HACKER Q&A
📣 throwaway1006

My team lead is incompetent


I've been working with my team lead for 3 years now, and I genuinely think they're dead weight. I'm the defacto team lead because I'm the most technically competent on the team and also because I: mentor the less experienced devs on the team, created the design and roadmap for our software, and help the team lead with practically every decision.

The team lead has difficulty completing simple tasks. They aren't learning the technologies we're using (Git, React, etc.) even though they're allowed to spend all the time they want to learn them. They don't seem competent in our core language (C#), and when given a task to write something new, they wrote it in Basic even though no one else on the team knows it. The team lead doesn't mentor. They don't have a solid grasp on the current state of our software. They rubber-stamp pull requests. When I asked for mentoring regarding interviewing a potential new hire, we didn't really evaluate the candidate in the interview at all (and I received no mentoring on the topic).

I've come to a point where working under the team lead is starting to seriously bother me, and I'm not sure what to do. Any advice?

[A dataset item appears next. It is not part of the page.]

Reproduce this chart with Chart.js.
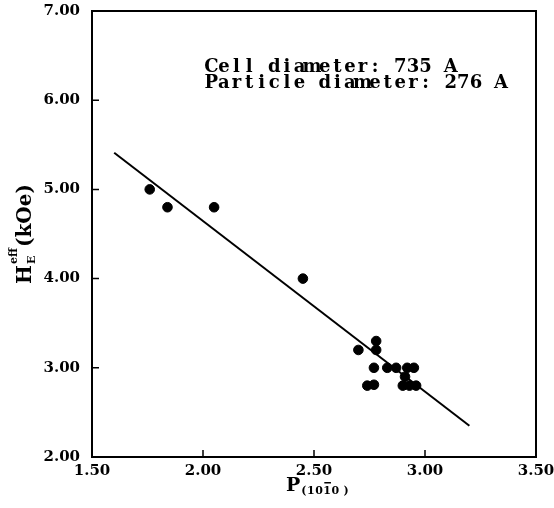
<!DOCTYPE html>
<html lang="en">
<head>
    <meta charset="UTF-8">
    <title>Hk eff vs P</title>
    <script src="https://cdn.jsdelivr.net/npm/chart.js"></script>
    <style>
        html, body { margin: 0; padding: 0; background: #fff; }
        #chart { display: block; }
    </style>
</head>
<body>
    <canvas id="chart" width="554" height="508"></canvas>

    <script>
        // measured points
        const pValues  = [1.76, 1.84, 2.05, 2.45, 2.78, 2.78, 2.70, 2.77, 2.83, 2.87, 2.92, 2.95, 2.91, 2.74, 2.77, 2.90, 2.93, 2.96];
        const hkValues = [5.00, 4.80, 4.80, 4.00, 3.30, 3.20, 3.20, 3.00, 3.00, 3.00, 3.00, 3.00, 2.90, 2.80, 2.81, 2.80, 2.80, 2.80];

        // fitted line end points
        const fitP  = [1.60, 3.20];
        const fitHk = [5.41, 2.35];

        const xTicks = [1.50, 2.00, 2.50, 3.00, 3.50];
        const yTicks = [2.00, 3.00, 4.00, 5.00, 6.00, 7.00];

        const noteLines = ['Cell diameter: 735 A', 'Particle diameter: 276 A'];

        const tickFont = { family: 'DejaVu Serif', size: 15, weight: 'bold' };

        const framePlugin = {
            id: 'frame',
            afterDraw(chart) {
                const ctx = chart.ctx;
                const a = chart.chartArea;
                const xs = chart.scales.x, ys = chart.scales.y;
                ctx.save();
                ctx.strokeStyle = '#000';
                ctx.lineWidth = 2;
                ctx.strokeRect(a.left, a.top, a.right - a.left, a.bottom - a.top);

                // small inward tick marks
                ctx.lineWidth = 1.5;
                ctx.beginPath();
                xTicks.forEach(v => {
                    const px = xs.getPixelForValue(v);
                    ctx.moveTo(px, a.bottom); ctx.lineTo(px, a.bottom - 7);
                });
                yTicks.forEach(v => {
                    const py = ys.getPixelForValue(v);
                    ctx.moveTo(a.left, py); ctx.lineTo(a.left + 7, py);
                });
                ctx.stroke();

                // note, typewriter spacing
                ctx.fillStyle = '#000';
                ctx.font = 'bold 18px "DejaVu Serif"';
                ctx.textAlign = 'center';
                ctx.textBaseline = 'alphabetic';
                const pitch = 12.6;
                noteLines.forEach((line, j) => {
                    for (let i = 0; i < line.length; i++) {
                        ctx.fillText(line[i], 205 + i * pitch + pitch / 2, 72 + j * 16);
                    }
                });

                // x title: P(10-10)
                ctx.textAlign = 'left';
                ctx.font = 'bold 19px "DejaVu Serif"';
                let x0 = 286;
                const by = 491;
                ctx.fillText('P', x0, by);
                x0 += ctx.measureText('P').width + 1;
                ctx.font = 'bold 11px "DejaVu Serif"';
                const sub = ['(', '1', '0', '1', '0', ' )'];
                sub.forEach((s, i) => {
                    const w = ctx.measureText(s).width;
                    ctx.fillText(s, x0, by + 3);
                    if (i === 3) {
                        ctx.fillRect(x0 + 1, by - 9, w - 1, 1.5);
                    }
                    x0 += w + 0.5;
                });

                // y title: H_E^eff (kOe), rotated
                ctx.translate(24, 234);
                ctx.rotate(-Math.PI / 2);
                ctx.font = 'bold 20px "DejaVu Serif"';
                const hW = ctx.measureText('H').width;
                ctx.font = 'bold 11px "DejaVu Serif"';
                const eW = ctx.measureText('E').width;
                const effW = ctx.measureText('eff').width;
                ctx.font = 'bold 20px "DejaVu Serif"';
                const restW = ctx.measureText('(kOe)').width;
                const total = hW + Math.max(eW, effW) + 2 + restW;
                let cx = -total / 2;
                ctx.fillText('H', cx, 7);
                cx += hW + 1;
                ctx.font = 'bold 11px "DejaVu Serif"';
                ctx.fillText('E', cx, 11);
                ctx.fillText('eff', cx, -7);
                cx += Math.max(eW, effW) + 1;
                ctx.font = 'bold 20px "DejaVu Serif"';
                ctx.fillText('(kOe)', cx, 7);
                ctx.restore();
            }
        };

        function noPad(s) {
            s.paddingTop = 0; s.paddingBottom = 0;
            s.paddingLeft = 0; s.paddingRight = 0;
        }

        new Chart(document.getElementById('chart'), {
            type: 'scatter',
            data: {
                datasets: [
                    {
                        data: pValues.map((p, i) => ({ x: p, y: hkValues[i] })),
                        backgroundColor: '#000',
                        borderColor: '#000',
                        pointRadius: 4.8,
                        pointHoverRadius: 4.8
                    },
                    {
                        data: fitP.map((p, i) => ({ x: p, y: fitHk[i] })),
                        showLine: true,
                        borderColor: '#000',
                        borderWidth: 2,
                        pointRadius: 0
                    }
                ]
            },
            plugins: [framePlugin],
            options: {
                responsive: false,
                animation: false,
                events: [],
                layout: { padding: { left: 0, top: 11, right: 18, bottom: 0 } },
                plugins: { legend: { display: false }, tooltip: { enabled: false } },
                scales: {
                    x: {
                        type: 'linear',
                        min: 1.5,
                        max: 3.5,
                        afterBuildTicks: s => { s.ticks = xTicks.map(v => ({ value: v })); },
                        afterFit: s => { s.height = 51; noPad(s); },
                        grid: { display: false, drawTicks: false },
                        border: { display: false },
                        ticks: {
                            color: '#000',
                            font: tickFont,
                            padding: 5,
                            maxRotation: 0,
                            callback: v => Number(v).toFixed(2)
                        }
                    },
                    y: {
                        type: 'linear',
                        min: 2,
                        max: 7,
                        afterBuildTicks: s => { s.ticks = yTicks.map(v => ({ value: v })); },
                        afterFit: s => { s.width = 92; noPad(s); },
                        grid: { display: false, drawTicks: false },
                        border: { display: false },
                        ticks: {
                            color: '#000',
                            font: tickFont,
                            padding: 12,
                            callback: v => Number(v).toFixed(2)
                        }
                    }
                }
            }
        });
    </script>
</body>
</html>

  👤 rigel_kentaurus Accepted Answer ✓
Observe your team lead, he/she might be dead weight... or maybe not. It's true that a tech lead should be pro-efficient in the language and technology, but there are tons of things that a tech lead is supposed to do.

Bringing people together, keeping the motivation of the team going, solving conflicts as soon as they happen. Also communicating with management (maybe you haven't realized that you are free to focus on the tech side because someone else is absorbing the drama?)

A tech lead is also expected to be able to distribute work and keep everyone engaged, working through the process and making sure the team has the resources including QA, hardware, other teams, coordinating release schedules, aligning stakeholders, controlling scope creep and product managers. And sometimes the manager relies on him to even do admin work.

Sometimes people are in a position for a reason. The ironic thing that could happen to you would be that someday you get that job and suddenly realize that it requires a completely different set of skills.


👤 uberman
You have projected things you think are important onto the responsibilities of the team lead. Those things might not be what they or their boss feel are important.

If it bothers you that much, quit.


👤 sloaken
I have had a similar team lead. Mine spent all his time on the phone talking to his buddies - not work related. I often ended up picking up the pieces of his mess. I quit. Best day of my life! Went on a 3 month bicycle trip - LOVED IT. Found a better job.

👤 jlengrand
Just to add to all that has been said already : If he is in that position for 3 years and he stays there; there is something in him that fits the organisation he is in. He might be doing _some_ things right that you value less than others or can't see. Even if you end up leaving, you can get value from searching what that can be.

It might also be worth checking how he feels himself int he role (without confronting him of course). Does he think he is doing well? Maybe he is afraid of being judged so he sticks to what he knows.

In any case, good luck with it :)


👤 GoToRO
Simply stop doing their job. He is a team lead because of you.

👤 palidanx
I think it would be good to learn what else your team lead is doing? Often team leads have more responsibilities than just technically leading a team. Such as

1) Working on budget and forecast

2) Developing project plans

3) Tracking milestones and project status

Of course it is more beneficial for the team lead to know what the team is doing, but it depends on how large your org is. I find that the larger the company, the less technical the lead usually is.


👤 bjourne
It appears that the team lead's incompetence is not your problem. Then you should mind your own business.

👤 kleer001
Where do you work where something like this can go on that long?

I suspect somewhere with over 2000 employees. No way a slouch like that could hide otherwise.